-- Start of MATERIAL --
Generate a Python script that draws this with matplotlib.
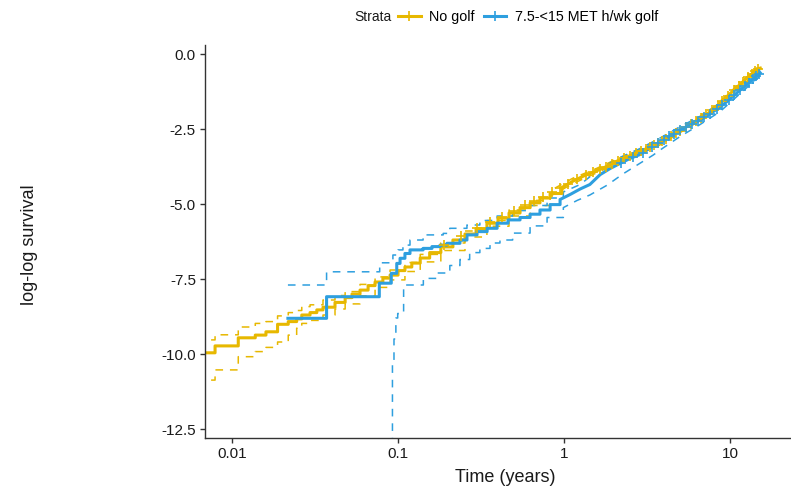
import numpy as np
import matplotlib
matplotlib.use("Agg")
import matplotlib.pyplot as plt
from matplotlib.lines import Line2D

plt.rcParams["font.family"] = ["Liberation Sans", "DejaVu Sans"]

# -- Couleurs --
COL_NOGOLF = "#E7B800"
COL_GOLF   = "#2E9FDF"

# -- Donnees : No golf (courbe principale) --
t_nogolf = [0.005, 0.0079, 0.0109, 0.0138, 0.0160, 0.0188, 0.0218, 0.0245, 0.0263,
            0.0295, 0.0324, 0.0353, 0.0417, 0.048, 0.0528, 0.059, 0.066, 0.0727,
            0.081, 0.0895, 0.100, 0.110, 0.121, 0.136, 0.155, 0.181, 0.214, 0.253,
            0.295, 0.343, 0.400, 0.466, 0.543, 0.625, 0.716, 0.824, 0.97, 1.13,
            1.32, 1.56, 1.82, 2.12, 2.47, 2.87, 3.30, 3.79, 4.36, 5.0, 5.74, 6.6,
            7.27, 8.1, 8.9, 10.0, 11.3, 12.65, 13.8, 14.5, 15.2]
y_nogolf = [-9.96, -9.73, -9.46, -9.37, -9.26, -9.01, -8.92, -8.83, -8.70,
            -8.62, -8.53, -8.44, -8.28, -8.12, -8.00, -7.87, -7.72, -7.60,
            -7.47, -7.37, -7.22, -7.10, -6.97, -6.80, -6.62, -6.43, -6.20, -6.00,
            -5.82, -5.64, -5.47, -5.30, -5.12, -4.96, -4.80, -4.65, -4.45, -4.24,
            -4.06, -3.90, -3.74, -3.55, -3.40, -3.25, -3.10, -2.95, -2.75, -2.55, -2.35, -2.15,
            -2.00, -1.80, -1.58, -1.32, -1.05, -0.80, -0.62, -0.50, -0.47]

t_nogolf_ci = [0.005, 0.0079, 0.0109, 0.0138, 0.0160, 0.0188, 0.0218, 0.0245, 0.0263,
               0.0295, 0.0353, 0.0417, 0.048, 0.059, 0.0727, 0.0895, 0.110, 0.136,
               0.181, 0.253, 0.343, 0.466, 0.625, 0.824, 1.13, 1.56, 2.12, 2.87,
               3.79, 5.0, 6.6, 8.1, 10.0, 12.65, 14.5]
up_nogolf = [-9.53, -9.36, -9.10, -8.98, -8.92, -8.73, -8.62, -8.55, -8.42,
             -8.36, -8.20, -8.05, -7.92, -7.68, -7.43, -7.20, -6.95, -6.68,
             -6.30, -5.90, -5.55, -5.20, -4.88, -4.56, -4.14, -3.82, -3.48, -3.18,
             -2.88, -2.48, -2.08, -1.74, -1.27, -0.76, -0.46]
lo_nogolf = [-10.87, -10.53, -10.09, -9.92, -9.78, -9.60, -9.37, -9.14, -8.98,
             -8.88, -8.70, -8.50, -8.33, -8.06, -7.78, -7.53, -7.25, -6.93,
             -6.55, -6.10, -5.74, -5.40, -5.05, -4.74, -4.32, -3.97, -3.63, -3.33,
             -3.03, -2.62, -2.22, -1.86, -1.37, -0.84, -0.54]

# -- Donnees : 7.5-<15 MET h/wk golf --
t_golf = [0.0217, 0.0371, 0.0771, 0.091, 0.0982, 0.1028, 0.110, 0.118, 0.1415,
          0.160, 0.179, 0.197, 0.236, 0.260, 0.299, 0.344, 0.395, 0.46, 0.543,
          0.624, 0.716, 0.824, 0.946, 1.09, 1.25, 1.43, 1.65, 1.89, 2.17, 2.50,
          2.87, 3.30, 3.79, 4.35, 5.0, 5.74, 6.6, 7.58, 8.7, 10.0, 11.5, 13.2, 15.2]
y_golf = [-8.81, -8.09, -7.64, -7.31, -6.98, -6.81, -6.65, -6.53, -6.48,
          -6.42, -6.37, -6.31, -6.20, -6.03, -5.92, -5.81, -5.64, -5.53, -5.45,
          -5.34, -5.20, -5.02, -4.85, -4.68, -4.50, -4.35, -4.02, -3.82, -3.65, -3.48,
          -3.35, -3.13, -2.93, -2.73, -2.53, -2.37, -2.20, -1.99, -1.77, -1.50, -1.20, -0.92, -0.63]

t_golf_up = [0.0217, 0.0371, 0.0775, 0.0931, 0.100, 0.107, 0.118, 0.1415, 0.187,
             0.205, 0.260, 0.311, 0.395, 0.49, 0.624, 0.79, 0.99, 1.25, 1.65,
             2.17, 2.87, 3.79, 5.0, 6.6, 8.7, 11.5, 15.2]
up_golf = [-7.70, -7.26, -6.96, -6.70, -6.53, -6.37, -6.20, -6.03, -5.98,
           -5.81, -5.70, -5.55, -5.40, -5.22, -5.05, -4.80, -4.60, -4.35, -3.82,
           -3.45, -3.15, -2.80, -2.42, -2.08, -1.65, -1.10, -0.55]

t_golf_lo = [0.0915, 0.0925, 0.0945, 0.097, 0.0995, 0.108, 0.142, 0.170, 0.205,
             0.236, 0.270, 0.311, 0.358, 0.411, 0.49, 0.624, 0.79, 0.99, 1.20,
             1.43, 1.82, 2.26, 2.87, 3.44, 3.79, 5.0, 6.6, 8.7, 11.5, 15.2]
lo_golf = [-30.0, -10.3, -9.5, -8.8, -8.65, -7.70, -7.48, -7.30, -7.05,
           -6.85, -6.62, -6.48, -6.30, -6.20, -5.97, -5.73, -5.45, -5.12, -4.88,
           -4.70, -4.37, -4.00, -3.64, -3.37, -3.20, -2.75, -2.35, -1.92, -1.32, -0.72]

# -- Censures (+) --
cens_nogolf = [0.19, 0.24, 0.30, 0.36, 0.42, 0.50, 0.58, 0.66, 0.75, 0.85, 0.95,
               1.05, 1.2, 1.35, 1.5, 1.65, 1.8, 1.95, 2.1, 2.3, 2.5, 2.7, 2.9,
               3.1, 3.3, 3.5, 3.7, 3.9, 4.1, 4.4, 4.7, 5.0, 5.4, 5.8, 6.2, 6.7,
               7.2, 7.8, 8.4, 9.0, 9.7, 10.5, 11.3, 12.0, 12.8, 13.5, 14.2, 14.8]
cens_golf = [2.2, 2.6, 3.0, 3.4, 3.7, 4.0, 4.3, 4.6, 5.0, 5.4, 5.9, 6.4, 7.0,
             7.6, 8.3, 9.0, 9.8, 10.6, 11.5, 12.3, 13.0, 13.7, 14.4, 15.0]

SPLIT = 1.0  # marches jusqu'a 1 an, ensuite evenements trop denses -> trace continu


def step_path(t, y, split=SPLIT):
    xs, ys = [], []
    for i in range(len(t)):
        if i > 0 and t[i] <= split:
            xs.append(t[i])
            ys.append(y[i - 1])
        xs.append(t[i])
        ys.append(y[i])
    return xs, ys


fig = plt.figure(figsize=(7.91, 4.88), dpi=100)
ax = fig.add_axes([205 / 791, 1 - 438 / 488, 585 / 791, 393 / 488])

DASH = (5, 4.5)
for t, y, col in [(t_nogolf_ci, up_nogolf, COL_NOGOLF), (t_nogolf_ci, lo_nogolf, COL_NOGOLF),
                  (t_golf_up, up_golf, COL_GOLF), (t_golf_lo, lo_golf, COL_GOLF)]:
    xs, ys = step_path(t, y)
    ax.plot(xs, ys, color=col, lw=1.1, dashes=DASH)

xs, ys = step_path(t_nogolf, y_nogolf)
ax.plot(xs, ys, color=COL_NOGOLF, lw=2.2)
xs, ys = step_path(t_golf, y_golf)
ax.plot(xs, ys, color=COL_GOLF, lw=2.2)

ax.plot(cens_nogolf, np.interp(cens_nogolf, t_nogolf, y_nogolf), ls="none",
        marker="+", ms=7, mew=1.2, color=COL_NOGOLF)
ax.plot(cens_golf, np.interp(cens_golf, t_golf, y_golf), ls="none",
        marker="+", ms=7, mew=1.2, color=COL_GOLF)

ax.set_xscale("log")
ax.set_xlim(10 ** -2.163, 10 ** 1.361)
ax.set_ylim(-12.8, 0.3)
ax.set_xticks([0.01, 0.1, 1, 10])
ax.set_xticklabels(["0.01", "0.1", "1", "10"])
ax.minorticks_off()
yt = [0.0, -2.5, -5.0, -7.5, -10.0, -12.5]
ax.set_yticks(yt)
ax.set_yticklabels([f"{v:.1f}" for v in yt])

for s in ["top", "right"]:
    ax.spines[s].set_visible(False)
for s in ["left", "bottom"]:
    ax.spines[s].set_color("#333333")
    ax.spines[s].set_linewidth(1.0)
ax.tick_params(axis="both", length=3.5, width=1.0, color="#333333",
               labelsize=11, labelcolor="#1a1a1a", pad=3)

fig.text(505 / 791, 1 - 478 / 488, "Time (years)", ha="center", va="center",
         fontsize=13, color="#1a1a1a")
fig.text(30 / 791, 1 - 245 / 488, "log-log survival", ha="center", va="center",
         rotation=90, fontsize=13, color="#1a1a1a")

# -- Legende --
fig.text(354 / 791, 1 - 17 / 488, "Strata", ha="left", va="center",
         fontsize=10, color="#1a1a1a")
handles = [Line2D([], [], color=COL_NOGOLF, lw=2.2, marker="+", ms=7, mew=1.2),
           Line2D([], [], color=COL_GOLF, lw=2.2, marker="+", ms=7, mew=1.2)]
fig.legend(handles, ["No golf", "7.5-<15 MET h/wk golf"], ncol=2, frameon=False,
           loc="center left", bbox_to_anchor=(398 / 791, 1 - 17 / 488),
           fontsize=10.3, handlelength=1.6, handletextpad=0.6, columnspacing=0.6,
           borderaxespad=0, borderpad=0)

fig.savefig("out.png", dpi=100)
-- End of MATERIAL --
◆ STATED EXERCISE
Restate the material word for word from its first line through the line containing "-3.03, -2.62, -2.22, -1.86, -1.37, -0.84, -0.54]", both included; the pictures do not belong in it.

◆ WRITTEN REPLY
Generate a Python script that draws this with matplotlib.
import numpy as np
import matplotlib
matplotlib.use("Agg")
import matplotlib.pyplot as plt
from matplotlib.lines import Line2D

plt.rcParams["font.family"] = ["Liberation Sans", "DejaVu Sans"]

# -- Couleurs --
COL_NOGOLF = "#E7B800"
COL_GOLF   = "#2E9FDF"

# -- Donnees : No golf (courbe principale) --
t_nogolf = [0.005, 0.0079, 0.0109, 0.0138, 0.0160, 0.0188, 0.0218, 0.0245, 0.0263,
            0.0295, 0.0324, 0.0353, 0.0417, 0.048, 0.0528, 0.059, 0.066, 0.0727,
            0.081, 0.0895, 0.100, 0.110, 0.121, 0.136, 0.155, 0.181, 0.214, 0.253,
            0.295, 0.343, 0.400, 0.466, 0.543, 0.625, 0.716, 0.824, 0.97, 1.13,
            1.32, 1.56, 1.82, 2.12, 2.47, 2.87, 3.30, 3.79, 4.36, 5.0, 5.74, 6.6,
            7.27, 8.1, 8.9, 10.0, 11.3, 12.65, 13.8, 14.5, 15.2]
y_nogolf = [-9.96, -9.73, -9.46, -9.37, -9.26, -9.01, -8.92, -8.83, -8.70,
            -8.62, -8.53, -8.44, -8.28, -8.12, -8.00, -7.87, -7.72, -7.60,
            -7.47, -7.37, -7.22, -7.10, -6.97, -6.80, -6.62, -6.43, -6.20, -6.00,
            -5.82, -5.64, -5.47, -5.30, -5.12, -4.96, -4.80, -4.65, -4.45, -4.24,
            -4.06, -3.90, -3.74, -3.55, -3.40, -3.25, -3.10, -2.95, -2.75, -2.55, -2.35, -2.15,
            -2.00, -1.80, -1.58, -1.32, -1.05, -0.80, -0.62, -0.50, -0.47]

t_nogolf_ci = [0.005, 0.0079, 0.0109, 0.0138, 0.0160, 0.0188, 0.0218, 0.0245, 0.0263,
               0.0295, 0.0353, 0.0417, 0.048, 0.059, 0.0727, 0.0895, 0.110, 0.136,
               0.181, 0.253, 0.343, 0.466, 0.625, 0.824, 1.13, 1.56, 2.12, 2.87,
               3.79, 5.0, 6.6, 8.1, 10.0, 12.65, 14.5]
up_nogolf = [-9.53, -9.36, -9.10, -8.98, -8.92, -8.73, -8.62, -8.55, -8.42,
             -8.36, -8.20, -8.05, -7.92, -7.68, -7.43, -7.20, -6.95, -6.68,
             -6.30, -5.90, -5.55, -5.20, -4.88, -4.56, -4.14, -3.82, -3.48, -3.18,
             -2.88, -2.48, -2.08, -1.74, -1.27, -0.76, -0.46]
lo_nogolf = [-10.87, -10.53, -10.09, -9.92, -9.78, -9.60, -9.37, -9.14, -8.98,
             -8.88, -8.70, -8.50, -8.33, -8.06, -7.78, -7.53, -7.25, -6.93,
             -6.55, -6.10, -5.74, -5.40, -5.05, -4.74, -4.32, -3.97, -3.63, -3.33,
             -3.03, -2.62, -2.22, -1.86, -1.37, -0.84, -0.54]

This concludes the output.